でも、従業員の接客力の充実は、何度利用しても、いつも同じように心地よいものです。

企業にとって商品力は大切。
でも、それ以上に大切なのは従業員と言えそうです。
それがCS(顧客満足)の要なのでしょう。
ただ、CSというと、「お客さまのために、とことん尽くすこと」と考えがちですが、そうではなく、自分自身の納得のため、という発想もありそうです。

従業員視点がCSの基本

「株式会社ホンダオクリオ新神奈川」(現社名:Honda Cars中央神奈川)は、ホンダクリオ系列で何年も連続して、顧客満足度で全国ナンバーワンを達成してきました。
そして2004年には、名だたる大企業でもなかなか受賞できない「日本経営品質賞」を受賞。
CSレベルの高さが、全国的に評価されたものです。

「株式会社ホンダオクリオ新神奈川」は、1969年に、A社長が社員3名で設立した「ホンダセンター湘南」という小さな会社からスタート。
かつて、自動車産業はクレームが多く、その対応に追われることが、常に頭痛の種でした。
そこでA社長は、「まずは徹底してお客さまの声を聞いてみよう」と決心しました。

アンケート調査をとことん実施して、お客さまのホンネの声を収集。
そうするうち、実はお客さまは弱い立場であり、クレームも元々は理不尽なものではない、と思えるようになりました。
そういう視点に立てた時、「CSはお客さまのためではなく、自分のためである」という信念が生まれたのでした。
そこから、従来の自動車会社にはない販売スタイルが次々生まれました。

~ここまで~

いつもの通り、具体例は次回に譲るとしまして、トレーナーによるフィットネス指導・サービスを主たる商品としている当社は、お客さまの「飽きる」という習性とも対峙していく必要があると記事を見て、改めて思いました。

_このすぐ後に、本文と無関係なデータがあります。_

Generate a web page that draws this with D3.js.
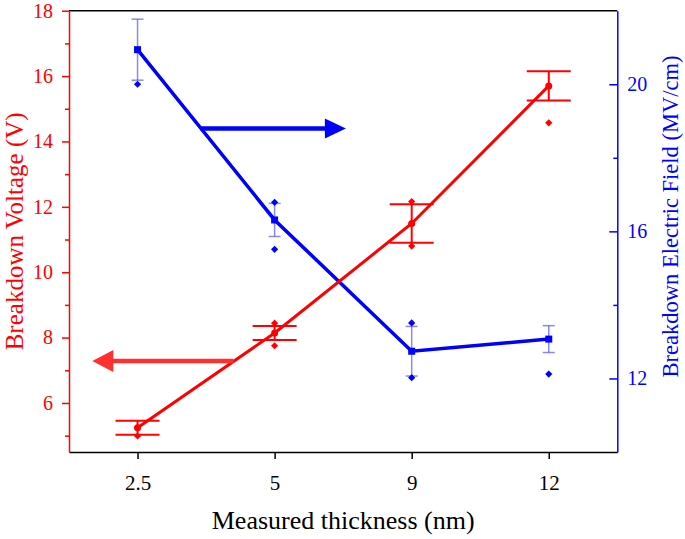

トレーナーが定着することにより、指導レベルが向上していくことは、肌感覚で実感できていて、頼もしいことではありますが、運営期間を重なれば重ねるほど、「飽きる」という要素も確かに醸成されていくだろうことは推測できます。

実際に、当社直営小型クラブは、同業他社に比べ低退会率ではあるものの、独自の統計データを毎月、追っていく中で、在籍数年のベテラン会員様がパラパラとお辞めになる様子も見受けられるようになりました。

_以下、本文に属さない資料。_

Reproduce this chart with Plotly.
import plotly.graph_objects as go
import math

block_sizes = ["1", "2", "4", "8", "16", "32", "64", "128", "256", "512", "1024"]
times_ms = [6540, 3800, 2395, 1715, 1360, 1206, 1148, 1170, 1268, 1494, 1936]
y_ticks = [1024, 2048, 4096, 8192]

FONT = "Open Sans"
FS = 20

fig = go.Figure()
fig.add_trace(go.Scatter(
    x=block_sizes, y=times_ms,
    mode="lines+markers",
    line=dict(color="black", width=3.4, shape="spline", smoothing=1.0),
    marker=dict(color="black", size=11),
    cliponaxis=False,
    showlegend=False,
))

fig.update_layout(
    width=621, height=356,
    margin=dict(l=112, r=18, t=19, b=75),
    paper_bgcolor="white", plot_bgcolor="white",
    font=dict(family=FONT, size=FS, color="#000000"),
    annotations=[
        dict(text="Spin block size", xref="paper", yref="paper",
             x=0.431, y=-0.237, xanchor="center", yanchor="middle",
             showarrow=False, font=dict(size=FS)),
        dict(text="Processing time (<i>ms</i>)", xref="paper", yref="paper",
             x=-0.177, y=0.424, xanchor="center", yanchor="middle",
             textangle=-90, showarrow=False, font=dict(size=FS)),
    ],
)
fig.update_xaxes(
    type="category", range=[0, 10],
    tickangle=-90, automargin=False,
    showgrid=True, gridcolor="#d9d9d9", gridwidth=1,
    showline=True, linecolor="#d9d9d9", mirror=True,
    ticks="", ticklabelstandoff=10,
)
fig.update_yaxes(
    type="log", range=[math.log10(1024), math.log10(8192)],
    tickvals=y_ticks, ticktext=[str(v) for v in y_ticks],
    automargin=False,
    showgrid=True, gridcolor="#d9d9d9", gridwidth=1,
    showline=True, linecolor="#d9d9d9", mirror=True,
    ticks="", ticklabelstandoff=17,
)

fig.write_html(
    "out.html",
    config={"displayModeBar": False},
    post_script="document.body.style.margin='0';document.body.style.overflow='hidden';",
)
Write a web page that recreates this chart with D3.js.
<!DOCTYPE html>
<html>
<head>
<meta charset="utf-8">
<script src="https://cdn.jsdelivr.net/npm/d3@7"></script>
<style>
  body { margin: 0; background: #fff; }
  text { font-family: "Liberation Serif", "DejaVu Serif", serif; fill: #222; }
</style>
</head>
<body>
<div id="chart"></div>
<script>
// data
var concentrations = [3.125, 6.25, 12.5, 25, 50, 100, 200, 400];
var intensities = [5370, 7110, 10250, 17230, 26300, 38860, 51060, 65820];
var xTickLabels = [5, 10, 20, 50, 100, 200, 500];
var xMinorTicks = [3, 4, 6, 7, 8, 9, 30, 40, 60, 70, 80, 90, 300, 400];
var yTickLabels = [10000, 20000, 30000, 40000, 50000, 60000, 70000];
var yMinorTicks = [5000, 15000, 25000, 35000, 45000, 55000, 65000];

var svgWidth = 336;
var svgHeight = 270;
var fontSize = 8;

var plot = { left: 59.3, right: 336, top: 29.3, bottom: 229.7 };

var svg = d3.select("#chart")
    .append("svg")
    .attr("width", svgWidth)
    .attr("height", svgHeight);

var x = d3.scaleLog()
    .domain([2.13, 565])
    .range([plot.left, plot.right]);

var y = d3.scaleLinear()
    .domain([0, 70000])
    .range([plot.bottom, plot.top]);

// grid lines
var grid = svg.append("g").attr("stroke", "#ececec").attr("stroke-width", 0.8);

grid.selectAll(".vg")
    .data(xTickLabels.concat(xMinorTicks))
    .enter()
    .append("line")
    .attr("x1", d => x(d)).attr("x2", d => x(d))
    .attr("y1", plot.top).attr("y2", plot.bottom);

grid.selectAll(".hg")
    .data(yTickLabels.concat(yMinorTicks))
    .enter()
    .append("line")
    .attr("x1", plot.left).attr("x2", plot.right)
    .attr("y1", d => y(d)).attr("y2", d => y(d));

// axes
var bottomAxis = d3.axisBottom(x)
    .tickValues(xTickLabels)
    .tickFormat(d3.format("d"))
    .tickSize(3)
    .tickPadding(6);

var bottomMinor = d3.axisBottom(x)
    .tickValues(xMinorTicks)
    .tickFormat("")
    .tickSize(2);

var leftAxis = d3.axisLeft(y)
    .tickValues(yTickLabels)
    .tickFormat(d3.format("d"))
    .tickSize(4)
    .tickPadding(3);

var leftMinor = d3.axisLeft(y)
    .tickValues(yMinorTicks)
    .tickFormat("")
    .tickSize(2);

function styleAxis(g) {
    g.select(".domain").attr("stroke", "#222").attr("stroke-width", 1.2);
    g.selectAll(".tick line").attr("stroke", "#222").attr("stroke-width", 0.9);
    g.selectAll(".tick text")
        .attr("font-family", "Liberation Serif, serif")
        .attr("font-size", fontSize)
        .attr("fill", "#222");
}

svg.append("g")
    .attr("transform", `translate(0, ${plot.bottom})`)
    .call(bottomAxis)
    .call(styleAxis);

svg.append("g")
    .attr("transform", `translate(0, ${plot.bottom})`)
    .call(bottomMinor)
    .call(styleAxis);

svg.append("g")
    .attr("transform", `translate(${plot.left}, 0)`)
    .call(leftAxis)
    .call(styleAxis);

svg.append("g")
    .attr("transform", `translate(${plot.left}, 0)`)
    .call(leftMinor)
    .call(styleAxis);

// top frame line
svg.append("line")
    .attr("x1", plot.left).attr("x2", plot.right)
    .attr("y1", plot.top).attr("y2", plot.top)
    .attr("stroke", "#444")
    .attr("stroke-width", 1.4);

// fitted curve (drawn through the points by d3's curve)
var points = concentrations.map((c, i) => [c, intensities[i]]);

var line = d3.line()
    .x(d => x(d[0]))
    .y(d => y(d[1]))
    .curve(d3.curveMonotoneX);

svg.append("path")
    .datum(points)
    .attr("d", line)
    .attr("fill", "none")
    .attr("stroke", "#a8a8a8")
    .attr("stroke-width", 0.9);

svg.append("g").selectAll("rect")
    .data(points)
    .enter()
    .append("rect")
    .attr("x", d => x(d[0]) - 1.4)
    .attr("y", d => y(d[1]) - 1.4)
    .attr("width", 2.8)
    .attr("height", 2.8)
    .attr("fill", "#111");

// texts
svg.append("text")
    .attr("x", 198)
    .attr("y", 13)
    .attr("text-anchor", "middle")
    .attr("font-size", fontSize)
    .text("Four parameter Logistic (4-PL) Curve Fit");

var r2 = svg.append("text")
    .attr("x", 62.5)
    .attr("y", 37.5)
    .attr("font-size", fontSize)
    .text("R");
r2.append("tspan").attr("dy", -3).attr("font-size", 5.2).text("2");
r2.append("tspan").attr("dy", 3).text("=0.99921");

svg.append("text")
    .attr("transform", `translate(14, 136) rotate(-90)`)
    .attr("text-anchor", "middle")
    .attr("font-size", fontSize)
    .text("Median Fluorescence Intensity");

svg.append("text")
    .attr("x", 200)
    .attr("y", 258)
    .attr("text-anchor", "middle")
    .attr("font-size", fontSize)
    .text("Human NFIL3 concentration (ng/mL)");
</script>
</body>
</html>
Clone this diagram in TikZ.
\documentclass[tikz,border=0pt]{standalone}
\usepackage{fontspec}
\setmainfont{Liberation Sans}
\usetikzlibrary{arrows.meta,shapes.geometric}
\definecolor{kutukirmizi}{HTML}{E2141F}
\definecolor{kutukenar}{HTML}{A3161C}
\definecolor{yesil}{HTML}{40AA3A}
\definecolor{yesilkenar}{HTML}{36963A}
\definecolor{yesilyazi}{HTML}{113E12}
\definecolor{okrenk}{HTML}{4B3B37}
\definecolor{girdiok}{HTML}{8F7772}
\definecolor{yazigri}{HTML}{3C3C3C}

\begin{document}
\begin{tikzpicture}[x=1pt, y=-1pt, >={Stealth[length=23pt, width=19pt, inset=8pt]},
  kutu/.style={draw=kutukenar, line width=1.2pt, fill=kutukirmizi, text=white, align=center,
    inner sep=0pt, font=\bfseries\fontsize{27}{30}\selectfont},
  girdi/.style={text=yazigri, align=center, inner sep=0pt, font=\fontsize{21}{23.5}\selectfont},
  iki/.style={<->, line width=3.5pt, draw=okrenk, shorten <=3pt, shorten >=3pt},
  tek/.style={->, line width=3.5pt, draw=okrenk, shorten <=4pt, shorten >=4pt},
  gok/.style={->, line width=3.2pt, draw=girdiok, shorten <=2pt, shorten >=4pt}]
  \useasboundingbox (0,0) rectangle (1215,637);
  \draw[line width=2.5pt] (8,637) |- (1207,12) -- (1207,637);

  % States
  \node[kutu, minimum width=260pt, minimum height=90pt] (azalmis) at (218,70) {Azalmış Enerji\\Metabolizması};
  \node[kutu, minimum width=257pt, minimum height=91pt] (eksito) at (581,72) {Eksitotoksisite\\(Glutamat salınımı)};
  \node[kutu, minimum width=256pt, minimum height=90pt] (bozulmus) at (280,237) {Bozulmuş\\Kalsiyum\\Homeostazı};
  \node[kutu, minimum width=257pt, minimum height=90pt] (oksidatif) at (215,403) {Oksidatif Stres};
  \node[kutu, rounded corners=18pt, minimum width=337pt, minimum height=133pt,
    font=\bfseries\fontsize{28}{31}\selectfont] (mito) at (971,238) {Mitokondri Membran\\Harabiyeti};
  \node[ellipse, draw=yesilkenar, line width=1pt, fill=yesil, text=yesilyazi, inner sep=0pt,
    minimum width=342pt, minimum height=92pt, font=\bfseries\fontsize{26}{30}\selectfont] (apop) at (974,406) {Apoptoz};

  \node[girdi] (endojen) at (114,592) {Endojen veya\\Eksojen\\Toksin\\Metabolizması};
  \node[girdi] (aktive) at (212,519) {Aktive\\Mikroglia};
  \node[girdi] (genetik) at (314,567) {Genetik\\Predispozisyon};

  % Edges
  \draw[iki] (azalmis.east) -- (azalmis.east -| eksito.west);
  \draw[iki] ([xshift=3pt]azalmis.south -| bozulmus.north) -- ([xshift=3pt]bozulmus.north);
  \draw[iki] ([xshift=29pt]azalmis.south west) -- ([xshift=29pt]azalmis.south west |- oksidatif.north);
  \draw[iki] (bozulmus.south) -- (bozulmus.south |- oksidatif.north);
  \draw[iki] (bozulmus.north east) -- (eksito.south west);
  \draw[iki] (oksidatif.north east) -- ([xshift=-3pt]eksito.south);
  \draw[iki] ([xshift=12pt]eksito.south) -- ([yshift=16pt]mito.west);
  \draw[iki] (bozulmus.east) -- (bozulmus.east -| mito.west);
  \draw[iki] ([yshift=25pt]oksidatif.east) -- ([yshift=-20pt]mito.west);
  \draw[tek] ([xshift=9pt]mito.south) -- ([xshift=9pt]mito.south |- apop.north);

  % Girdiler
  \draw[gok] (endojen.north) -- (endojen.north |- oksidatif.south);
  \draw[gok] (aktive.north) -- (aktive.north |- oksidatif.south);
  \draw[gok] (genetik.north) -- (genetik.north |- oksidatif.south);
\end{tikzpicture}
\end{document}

長期間継続されている会員様は、成果が出ている方も多いわけですから、新規で入会された方よりも、その幅が漸減していくのは自然とも言えます(ダイエットで例えると、初めの減少率は成果が出れば、大きいといったことです)。

ただ、それを「成果が出たことによる卒業」と安易に受け入れてしまっては、緩やかに抜け続ける流れは断ち切れません。
その意味で、「飽きさせない」工夫ということについて、運営年数を重ねたクラブほど考えていかねばならないと感じた次第です。

お読みいただきありがとうございました。